■ TASK DETAILS
Restate the data word for word and leave the images out.

■ SUPPLIED MATERIAL
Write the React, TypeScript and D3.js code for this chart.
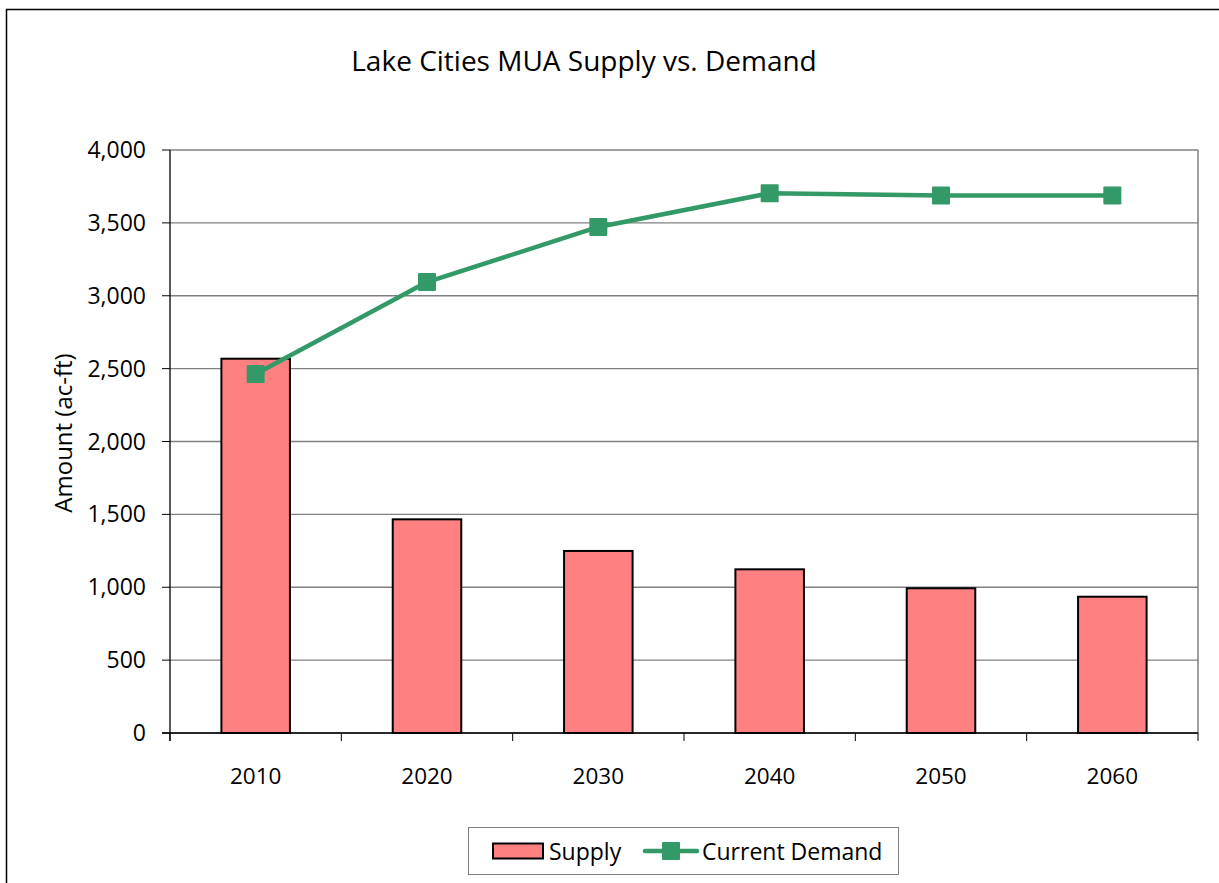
import * as d3 from "d3";

const years = ["2010", "2020", "2030", "2040", "2050", "2060"];
const supply = [2568, 1466, 1249, 1123, 993, 935];
const currentDemand = [2463, 3094, 3472, 3703, 3687, 3687];
const yTicks = [0, 500, 1000, 1500, 2000, 2500, 3000, 3500, 4000];

const W = 1219;
const H = 883;
const left = 170;
const right = 1198;
const top = 150;
const bottom = 733;
const font = "'Open Sans', 'Liberation Sans', sans-serif";
const green = "#339966";

export default function App() {
  const x = d3.scaleBand().domain(years).range([left, right]).paddingInner(0.6).paddingOuter(0.3);
  const xOuter = d3.scaleBand().domain(years).range([left, right]);
  const y = d3.scaleLinear().domain([0, 4000]).range([bottom, top]);
  const fmt = d3.format(",");

  const line = d3
    .line<number>()
    .x((_, i) => (xOuter(years[i]) as number) + xOuter.bandwidth() / 2)
    .y((d) => y(d));

  const boundaries = years.map((yr) => xOuter(yr) as number).concat([right]);

  return (
    <div style={{ position: "absolute", left: 0, top: 0 }}>
      <svg width={W} height={H} style={{ display: "block" }}>
        <rect x={0} y={0} width={W} height={H} fill="#fff" />
        <rect x={6.5} y={9.5} width={W + 20} height={H + 20} fill="none" stroke="#000" strokeWidth={1.5} />

        <text x={584} y={71} textAnchor="middle" fontFamily={font} fontSize={28} fill="#000">
          Lake Cities MUA Supply vs. Demand
        </text>

        {/* gridlines */}
        {yTicks.map((t) => (
          <line key={"g" + t} x1={left} x2={right} y1={y(t)} y2={y(t)} stroke="#808080" strokeWidth={1.3} />
        ))}
        <line x1={right} x2={right} y1={top} y2={bottom} stroke="#808080" strokeWidth={1.5} />

        {/* bars */}
        {supply.map((v, i) => (
          <rect
            key={"b" + i}
            x={x(years[i])}
            y={y(v)}
            width={x.bandwidth()}
            height={bottom - y(v)}
            fill="#ff8080"
            stroke="#000"
            strokeWidth={2}
          />
        ))}

        {/* axes */}
        <line x1={left} x2={left} y1={top} y2={bottom + 8} stroke="#000" strokeWidth={1.3} />
        <line x1={left - 8} x2={right} y1={bottom} y2={bottom} stroke="#000" strokeWidth={1.3} />
        {yTicks.map((t) => (
          <g key={"t" + t}>
            <line x1={left - 8} x2={left} y1={y(t)} y2={y(t)} stroke="#000" strokeWidth={1} />
            <text x={left - 24} y={y(t) + 8} textAnchor="end" fontFamily={font} fontSize={23} fill="#000">
              {fmt(t)}
            </text>
          </g>
        ))}
        {boundaries.map((b, i) => (
          <line key={"xt" + i} x1={b} x2={b} y1={bottom} y2={bottom + 8} stroke="#000" strokeWidth={1} />
        ))}
        {years.map((yr) => (
          <text
            key={"xl" + yr}
            x={(xOuter(yr) as number) + xOuter.bandwidth() / 2}
            y={784}
            textAnchor="middle"
            fontFamily={font}
            fontSize={22.5}
            fill="#000"
          >
            {yr}
          </text>
        ))}

        <text
          transform={`translate(72,433) rotate(-90)`}
          textAnchor="middle"
          fontFamily={font}
          fontSize={24}
          fill="#000"
        >
          Amount (ac-ft)
        </text>

        {/* demand line */}
        <path d={line(currentDemand) || ""} fill="none" stroke={green} strokeWidth={4.5} strokeLinejoin="round" />
        {currentDemand.map((v, i) => (
          <rect
            key={"m" + i}
            x={(xOuter(years[i]) as number) + xOuter.bandwidth() / 2 - 9}
            y={y(v) - 9}
            width={18}
            height={18}
            rx={1}
            fill={green}
          />
        ))}

        {/* legend */}
        <rect x={468.5} y={827.5} width={430} height={47} fill="#fff" stroke="#808080" strokeWidth={1} />
        <rect x={493} y={843.5} width={50} height={15} fill="#ff8080" stroke="#000" strokeWidth={2} />
        <text x={549} y={860} fontFamily={font} fontSize={23} fill="#000">
          Supply
        </text>
        <line x1={645} x2={697} y1={851} y2={851} stroke={green} strokeWidth={4.5} strokeLinecap="round" />
        <rect x={662} y={842} width={18} height={18} rx={1} fill={green} />
        <text x={702} y={860} fontFamily={font} fontSize={23} fill="#000">
          Current Demand
        </text>
      </svg>
    </div>
  );
}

■ WRITTEN RESPONSE
Write the React, TypeScript and D3.js code for this chart.
import * as d3 from "d3";

const years = ["2010", "2020", "2030", "2040", "2050", "2060"];
const supply = [2568, 1466, 1249, 1123, 993, 935];
const currentDemand = [2463, 3094, 3472, 3703, 3687, 3687];
const yTicks = [0, 500, 1000, 1500, 2000, 2500, 3000, 3500, 4000];

const W = 1219;
const H = 883;
const left = 170;
const right = 1198;
const top = 150;
const bottom = 733;
const font = "'Open Sans', 'Liberation Sans', sans-serif";
const green = "#339966";

export default function App() {
  const x = d3.scaleBand().domain(years).range([left, right]).paddingInner(0.6).paddingOuter(0.3);
  const xOuter = d3.scaleBand().domain(years).range([left, right]);
  const y = d3.scaleLinear().domain([0, 4000]).range([bottom, top]);
  const fmt = d3.format(",");

  const line = d3
    .line<number>()
    .x((_, i) => (xOuter(years[i]) as number) + xOuter.bandwidth() / 2)
    .y((d) => y(d));

  const boundaries = years.map((yr) => xOuter(yr) as number).concat([right]);

  return (
    <div style={{ position: "absolute", left: 0, top: 0 }}>
      <svg width={W} height={H} style={{ display: "block" }}>
        <rect x={0} y={0} width={W} height={H} fill="#fff" />
        <rect x={6.5} y={9.5} width={W + 20} height={H + 20} fill="none" stroke="#000" strokeWidth={1.5} />

        <text x={584} y={71} textAnchor="middle" fontFamily={font} fontSize={28} fill="#000">
          Lake Cities MUA Supply vs. Demand
        </text>

        {/* gridlines */}
        {yTicks.map((t) => (
          <line key={"g" + t} x1={left} x2={right} y1={y(t)} y2={y(t)} stroke="#808080" strokeWidth={1.3} />
        ))}
        <line x1={right} x2={right} y1={top} y2={bottom} stroke="#808080" strokeWidth={1.5} />

        {/* bars */}
        {supply.map((v, i) => (
          <rect
            key={"b" + i}
            x={x(years[i])}
            y={y(v)}
            width={x.bandwidth()}
            height={bottom - y(v)}
            fill="#ff8080"
            stroke="#000"
            strokeWidth={2}
          />
        ))}

        {/* axes */}
        <line x1={left} x2={left} y1={top} y2={bottom + 8} stroke="#000" strokeWidth={1.3} />
        <line x1={left - 8} x2={right} y1={bottom} y2={bottom} stroke="#000" strokeWidth={1.3} />
        {yTicks.map((t) => (
          <g key={"t" + t}>
            <line x1={left - 8} x2={left} y1={y(t)} y2={y(t)} stroke="#000" strokeWidth={1} />
            <text x={left - 24} y={y(t) + 8} textAnchor="end" fontFamily={font} fontSize={23} fill="#000">
              {fmt(t)}
            </text>
          </g>
        ))}
        {boundaries.map((b, i) => (
          <line key={"xt" + i} x1={b} x2={b} y1={bottom} y2={bottom + 8} stroke="#000" strokeWidth={1} />
        ))}
        {years.map((yr) => (
          <text
            key={"xl" + yr}
            x={(xOuter(yr) as number) + xOuter.bandwidth() / 2}
            y={784}
            textAnchor="middle"
            fontFamily={font}
            fontSize={22.5}
            fill="#000"
          >
            {yr}
          </text>
        ))}

        <text
          transform={`translate(72,433) rotate(-90)`}
          textAnchor="middle"
          fontFamily={font}
          fontSize={24}
          fill="#000"
        >
          Amount (ac-ft)
        </text>

        {/* demand line */}
        <path d={line(currentDemand) || ""} fill="none" stroke={green} strokeWidth={4.5} strokeLinejoin="round" />
        {currentDemand.map((v, i) => (
          <rect
            key={"m" + i}
            x={(xOuter(years[i]) as number) + xOuter.bandwidth() / 2 - 9}
            y={y(v) - 9}
            width={18}
            height={18}
            rx={1}
            fill={green}
          />
        ))}

        {/* legend */}
        <rect x={468.5} y={827.5} width={430} height={47} fill="#fff" stroke="#808080" strokeWidth={1} />
        <rect x={493} y={843.5} width={50} height={15} fill="#ff8080" stroke="#000" strokeWidth={2} />
        <text x={549} y={860} fontFamily={font} fontSize={23} fill="#000">
          Supply
        </text>
        <line x1={645} x2={697} y1={851} y2={851} stroke={green} strokeWidth={4.5} strokeLinecap="round" />
        <rect x={662} y={842} width={18} height={18} rx={1} fill={green} />
        <text x={702} y={860} fontFamily={font} fontSize={23} fill="#000">
          Current Demand
        </text>
      </svg>
    </div>
  );
}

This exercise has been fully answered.